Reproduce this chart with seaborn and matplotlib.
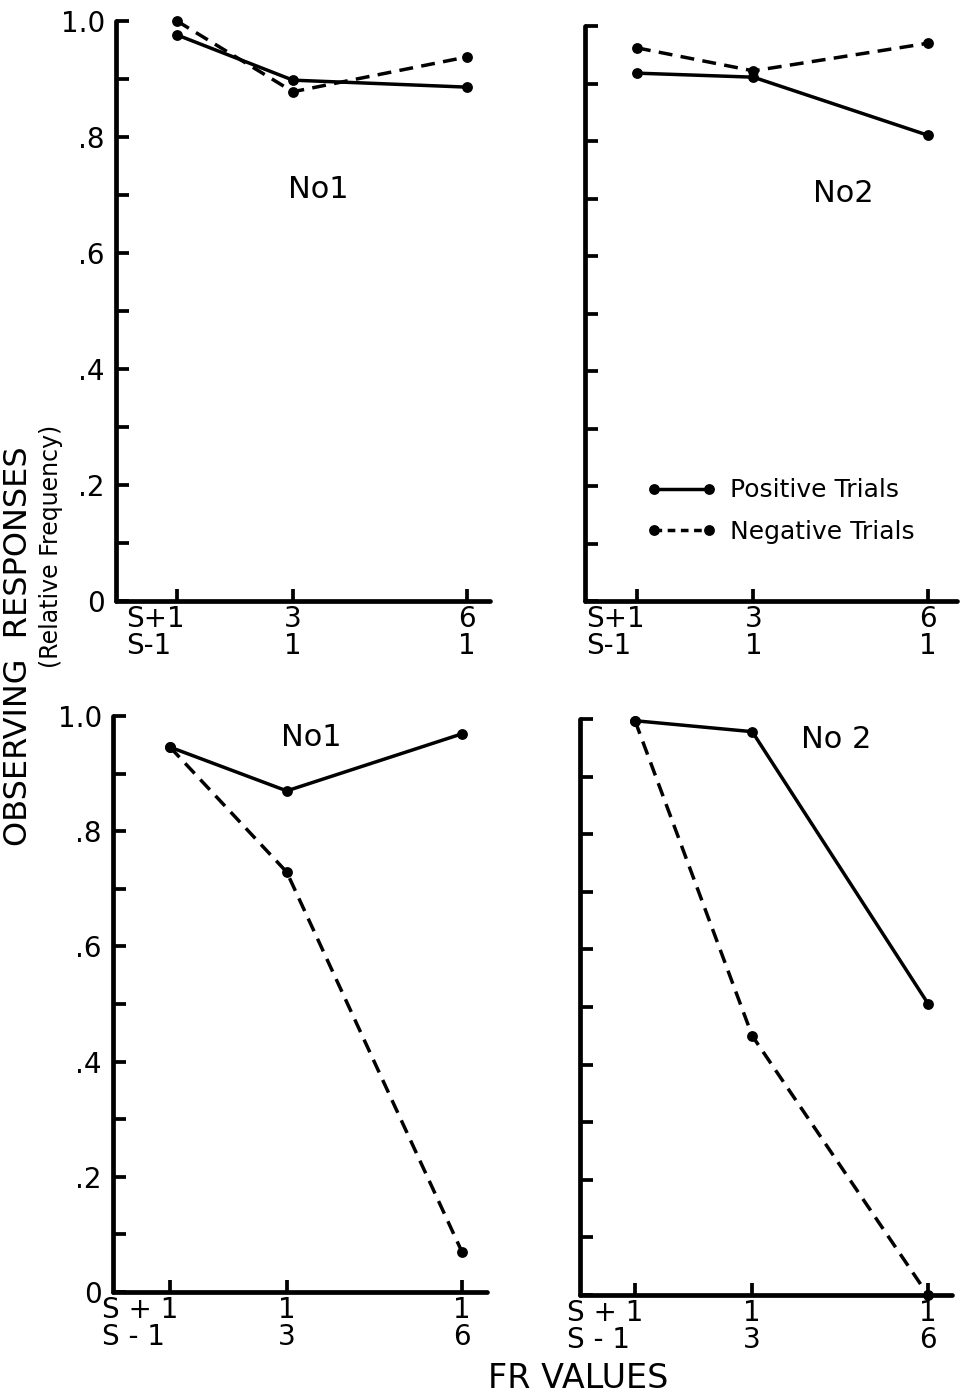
==
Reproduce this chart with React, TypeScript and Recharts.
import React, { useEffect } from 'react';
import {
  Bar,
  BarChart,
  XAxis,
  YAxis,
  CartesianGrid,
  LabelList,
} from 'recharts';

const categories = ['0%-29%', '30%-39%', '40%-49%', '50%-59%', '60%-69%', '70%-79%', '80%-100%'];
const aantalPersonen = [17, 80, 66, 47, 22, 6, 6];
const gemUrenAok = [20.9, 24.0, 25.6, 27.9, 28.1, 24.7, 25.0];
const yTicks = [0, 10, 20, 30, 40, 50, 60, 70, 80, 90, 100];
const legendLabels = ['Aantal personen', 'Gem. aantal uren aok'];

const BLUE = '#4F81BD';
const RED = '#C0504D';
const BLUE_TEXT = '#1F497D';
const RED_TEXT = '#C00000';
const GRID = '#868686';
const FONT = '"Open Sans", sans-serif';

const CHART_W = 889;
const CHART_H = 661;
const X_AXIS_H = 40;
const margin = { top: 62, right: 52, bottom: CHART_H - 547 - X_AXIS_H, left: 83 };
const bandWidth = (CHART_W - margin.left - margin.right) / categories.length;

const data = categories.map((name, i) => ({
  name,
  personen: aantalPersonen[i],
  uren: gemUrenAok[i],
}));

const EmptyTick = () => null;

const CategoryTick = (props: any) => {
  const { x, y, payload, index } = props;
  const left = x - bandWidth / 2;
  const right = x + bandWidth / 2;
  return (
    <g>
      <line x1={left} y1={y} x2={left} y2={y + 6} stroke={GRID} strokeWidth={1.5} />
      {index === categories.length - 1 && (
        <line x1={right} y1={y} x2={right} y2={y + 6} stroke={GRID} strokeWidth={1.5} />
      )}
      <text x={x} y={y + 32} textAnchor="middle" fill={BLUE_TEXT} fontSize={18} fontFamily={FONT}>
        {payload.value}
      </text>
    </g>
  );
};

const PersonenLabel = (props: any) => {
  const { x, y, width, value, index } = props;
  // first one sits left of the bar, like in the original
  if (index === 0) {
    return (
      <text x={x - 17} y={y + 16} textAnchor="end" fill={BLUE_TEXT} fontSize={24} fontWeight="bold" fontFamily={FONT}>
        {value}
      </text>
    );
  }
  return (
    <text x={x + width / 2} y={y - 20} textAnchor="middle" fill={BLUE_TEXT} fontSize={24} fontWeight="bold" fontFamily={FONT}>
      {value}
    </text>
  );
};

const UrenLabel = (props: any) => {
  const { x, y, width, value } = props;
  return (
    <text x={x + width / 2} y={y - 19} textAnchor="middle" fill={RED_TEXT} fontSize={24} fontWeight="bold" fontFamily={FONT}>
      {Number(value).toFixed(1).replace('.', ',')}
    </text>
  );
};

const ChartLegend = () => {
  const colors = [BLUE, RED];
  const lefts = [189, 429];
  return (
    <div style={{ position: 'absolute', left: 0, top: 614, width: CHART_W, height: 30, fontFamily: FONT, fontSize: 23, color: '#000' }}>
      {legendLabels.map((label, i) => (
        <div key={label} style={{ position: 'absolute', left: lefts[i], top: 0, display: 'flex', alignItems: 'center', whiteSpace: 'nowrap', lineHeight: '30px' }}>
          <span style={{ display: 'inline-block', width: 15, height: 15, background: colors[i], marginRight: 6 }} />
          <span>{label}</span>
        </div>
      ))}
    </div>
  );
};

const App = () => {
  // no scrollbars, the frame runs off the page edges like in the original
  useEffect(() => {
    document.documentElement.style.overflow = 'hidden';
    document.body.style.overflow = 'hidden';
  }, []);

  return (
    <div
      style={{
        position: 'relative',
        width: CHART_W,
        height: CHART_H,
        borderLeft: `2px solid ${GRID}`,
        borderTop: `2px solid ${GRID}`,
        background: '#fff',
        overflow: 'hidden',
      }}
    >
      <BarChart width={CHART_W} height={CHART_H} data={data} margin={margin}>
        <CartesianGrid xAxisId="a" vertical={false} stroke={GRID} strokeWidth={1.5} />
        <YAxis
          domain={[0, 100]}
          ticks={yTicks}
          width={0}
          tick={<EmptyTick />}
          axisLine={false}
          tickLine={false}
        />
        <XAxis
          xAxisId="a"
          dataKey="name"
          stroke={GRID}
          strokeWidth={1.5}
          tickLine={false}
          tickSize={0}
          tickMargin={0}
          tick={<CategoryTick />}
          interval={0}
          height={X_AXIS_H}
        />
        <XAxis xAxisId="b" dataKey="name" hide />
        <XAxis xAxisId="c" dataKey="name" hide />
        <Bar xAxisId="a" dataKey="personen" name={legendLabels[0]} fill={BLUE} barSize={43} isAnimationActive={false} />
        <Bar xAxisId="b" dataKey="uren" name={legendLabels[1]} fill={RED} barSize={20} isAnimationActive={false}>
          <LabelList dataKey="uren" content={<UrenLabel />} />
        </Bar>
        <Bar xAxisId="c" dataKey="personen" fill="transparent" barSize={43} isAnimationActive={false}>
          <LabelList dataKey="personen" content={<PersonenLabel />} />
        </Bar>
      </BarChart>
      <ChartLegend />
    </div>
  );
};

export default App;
---
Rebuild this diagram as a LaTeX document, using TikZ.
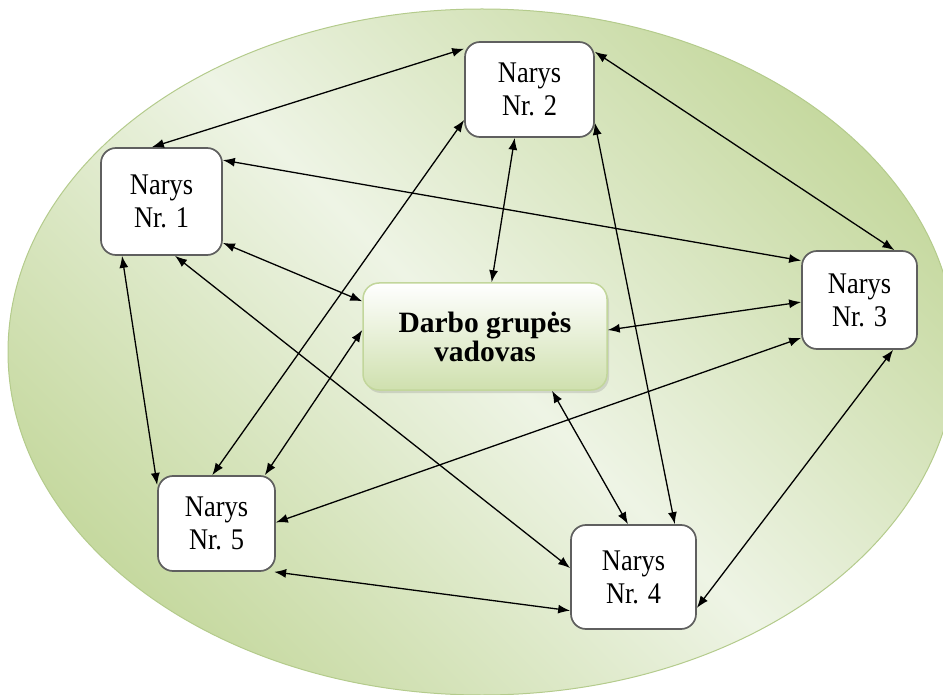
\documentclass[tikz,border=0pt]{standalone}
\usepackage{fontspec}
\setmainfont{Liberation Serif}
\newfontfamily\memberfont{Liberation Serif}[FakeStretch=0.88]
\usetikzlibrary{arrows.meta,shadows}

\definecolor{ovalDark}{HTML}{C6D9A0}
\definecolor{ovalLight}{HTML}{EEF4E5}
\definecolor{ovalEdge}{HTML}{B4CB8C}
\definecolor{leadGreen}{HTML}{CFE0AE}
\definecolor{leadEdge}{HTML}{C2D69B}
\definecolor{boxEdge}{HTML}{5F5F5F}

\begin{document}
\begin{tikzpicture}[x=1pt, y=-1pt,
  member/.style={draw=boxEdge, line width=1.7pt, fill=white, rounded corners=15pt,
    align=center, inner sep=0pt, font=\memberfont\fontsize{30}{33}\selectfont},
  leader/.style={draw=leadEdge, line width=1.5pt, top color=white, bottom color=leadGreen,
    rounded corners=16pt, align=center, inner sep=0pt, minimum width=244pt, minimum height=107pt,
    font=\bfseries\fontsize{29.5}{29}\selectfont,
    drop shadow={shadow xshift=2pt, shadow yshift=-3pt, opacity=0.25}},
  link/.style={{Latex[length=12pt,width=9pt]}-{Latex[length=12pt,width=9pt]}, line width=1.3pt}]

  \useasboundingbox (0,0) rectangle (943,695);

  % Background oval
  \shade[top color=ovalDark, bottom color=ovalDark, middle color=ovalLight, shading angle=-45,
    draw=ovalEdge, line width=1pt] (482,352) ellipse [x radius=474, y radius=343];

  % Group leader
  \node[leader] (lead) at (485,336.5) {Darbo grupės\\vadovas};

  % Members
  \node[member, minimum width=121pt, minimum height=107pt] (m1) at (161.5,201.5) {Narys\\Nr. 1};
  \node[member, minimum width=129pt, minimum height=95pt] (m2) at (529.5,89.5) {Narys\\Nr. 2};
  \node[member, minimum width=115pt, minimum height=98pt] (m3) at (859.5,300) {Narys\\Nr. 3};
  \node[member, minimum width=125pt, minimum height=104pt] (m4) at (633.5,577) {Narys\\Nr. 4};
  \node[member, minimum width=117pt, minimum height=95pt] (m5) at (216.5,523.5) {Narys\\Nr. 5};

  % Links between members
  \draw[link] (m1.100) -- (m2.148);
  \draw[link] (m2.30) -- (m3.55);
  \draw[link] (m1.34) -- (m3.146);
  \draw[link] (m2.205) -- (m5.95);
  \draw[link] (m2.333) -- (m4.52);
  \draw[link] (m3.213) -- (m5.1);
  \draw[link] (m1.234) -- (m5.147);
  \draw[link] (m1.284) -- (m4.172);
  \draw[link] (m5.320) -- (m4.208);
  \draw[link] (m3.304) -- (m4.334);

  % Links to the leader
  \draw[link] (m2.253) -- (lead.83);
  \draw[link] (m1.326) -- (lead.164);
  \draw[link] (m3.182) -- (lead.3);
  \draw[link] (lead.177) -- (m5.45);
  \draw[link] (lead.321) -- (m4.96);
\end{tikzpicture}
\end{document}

** AIM OF THE EXERCISE **
Return exactly the lines from the one with "Rebuild this diagram" to the one with "(lead) at (485,336.5)", inclusive, and nothing else; skip the pictures.

** RESULT FOR THIS EXERCISE **
Rebuild this diagram as a LaTeX document, using TikZ.
\documentclass[tikz,border=0pt]{standalone}
\usepackage{fontspec}
\setmainfont{Liberation Serif}
\newfontfamily\memberfont{Liberation Serif}[FakeStretch=0.88]
\usetikzlibrary{arrows.meta,shadows}

\definecolor{ovalDark}{HTML}{C6D9A0}
\definecolor{ovalLight}{HTML}{EEF4E5}
\definecolor{ovalEdge}{HTML}{B4CB8C}
\definecolor{leadGreen}{HTML}{CFE0AE}
\definecolor{leadEdge}{HTML}{C2D69B}
\definecolor{boxEdge}{HTML}{5F5F5F}

\begin{document}
\begin{tikzpicture}[x=1pt, y=-1pt,
  member/.style={draw=boxEdge, line width=1.7pt, fill=white, rounded corners=15pt,
    align=center, inner sep=0pt, font=\memberfont\fontsize{30}{33}\selectfont},
  leader/.style={draw=leadEdge, line width=1.5pt, top color=white, bottom color=leadGreen,
    rounded corners=16pt, align=center, inner sep=0pt, minimum width=244pt, minimum height=107pt,
    font=\bfseries\fontsize{29.5}{29}\selectfont,
    drop shadow={shadow xshift=2pt, shadow yshift=-3pt, opacity=0.25}},
  link/.style={{Latex[length=12pt,width=9pt]}-{Latex[length=12pt,width=9pt]}, line width=1.3pt}]

  \useasboundingbox (0,0) rectangle (943,695);

  % Background oval
  \shade[top color=ovalDark, bottom color=ovalDark, middle color=ovalLight, shading angle=-45,
    draw=ovalEdge, line width=1pt] (482,352) ellipse [x radius=474, y radius=343];

  % Group leader
  \node[leader] (lead) at (485,336.5) {Darbo grupės\\vadovas};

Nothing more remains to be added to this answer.